START Data listing

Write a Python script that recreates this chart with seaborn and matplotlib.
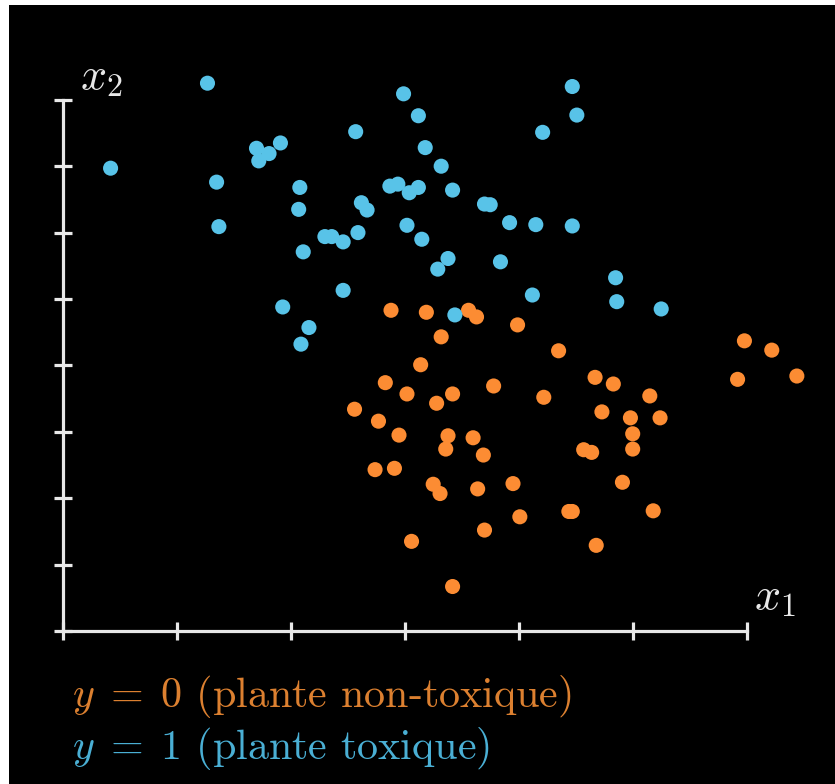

END Data listing
START Data listing

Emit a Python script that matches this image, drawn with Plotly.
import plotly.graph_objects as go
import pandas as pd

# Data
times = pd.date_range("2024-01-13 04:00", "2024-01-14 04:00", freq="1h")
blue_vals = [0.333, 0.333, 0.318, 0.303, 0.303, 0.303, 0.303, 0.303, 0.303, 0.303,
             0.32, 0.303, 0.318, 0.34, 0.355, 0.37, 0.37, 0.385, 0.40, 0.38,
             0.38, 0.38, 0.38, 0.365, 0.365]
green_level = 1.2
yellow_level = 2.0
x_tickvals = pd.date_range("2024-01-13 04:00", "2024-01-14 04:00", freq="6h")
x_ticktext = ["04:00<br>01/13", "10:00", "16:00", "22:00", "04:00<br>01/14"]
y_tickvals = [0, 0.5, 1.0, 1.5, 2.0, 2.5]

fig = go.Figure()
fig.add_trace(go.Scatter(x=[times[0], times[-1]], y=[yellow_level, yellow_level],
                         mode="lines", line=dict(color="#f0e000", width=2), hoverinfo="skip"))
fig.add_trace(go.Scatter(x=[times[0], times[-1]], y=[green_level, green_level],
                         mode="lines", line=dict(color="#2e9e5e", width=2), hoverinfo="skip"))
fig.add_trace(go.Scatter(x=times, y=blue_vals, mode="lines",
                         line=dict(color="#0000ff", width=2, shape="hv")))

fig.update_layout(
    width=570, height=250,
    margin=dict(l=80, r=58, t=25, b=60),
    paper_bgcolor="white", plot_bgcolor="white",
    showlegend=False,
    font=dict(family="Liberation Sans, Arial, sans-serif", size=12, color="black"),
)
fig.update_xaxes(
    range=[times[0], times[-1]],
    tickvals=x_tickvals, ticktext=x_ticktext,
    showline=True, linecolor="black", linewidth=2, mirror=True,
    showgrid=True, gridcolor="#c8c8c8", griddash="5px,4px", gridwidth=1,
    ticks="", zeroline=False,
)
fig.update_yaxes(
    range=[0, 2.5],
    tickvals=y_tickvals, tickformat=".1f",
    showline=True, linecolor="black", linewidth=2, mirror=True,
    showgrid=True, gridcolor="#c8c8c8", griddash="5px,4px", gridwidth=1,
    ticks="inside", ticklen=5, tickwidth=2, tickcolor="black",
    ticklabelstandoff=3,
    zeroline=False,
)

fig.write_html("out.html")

END Data listing

* Exercise *
Copy each line of the data that contains the word "with".

* Full answer *
Write a Python script that recreates this chart with seaborn and matplotlib.
Emit a Python script that matches this image, drawn with Plotly.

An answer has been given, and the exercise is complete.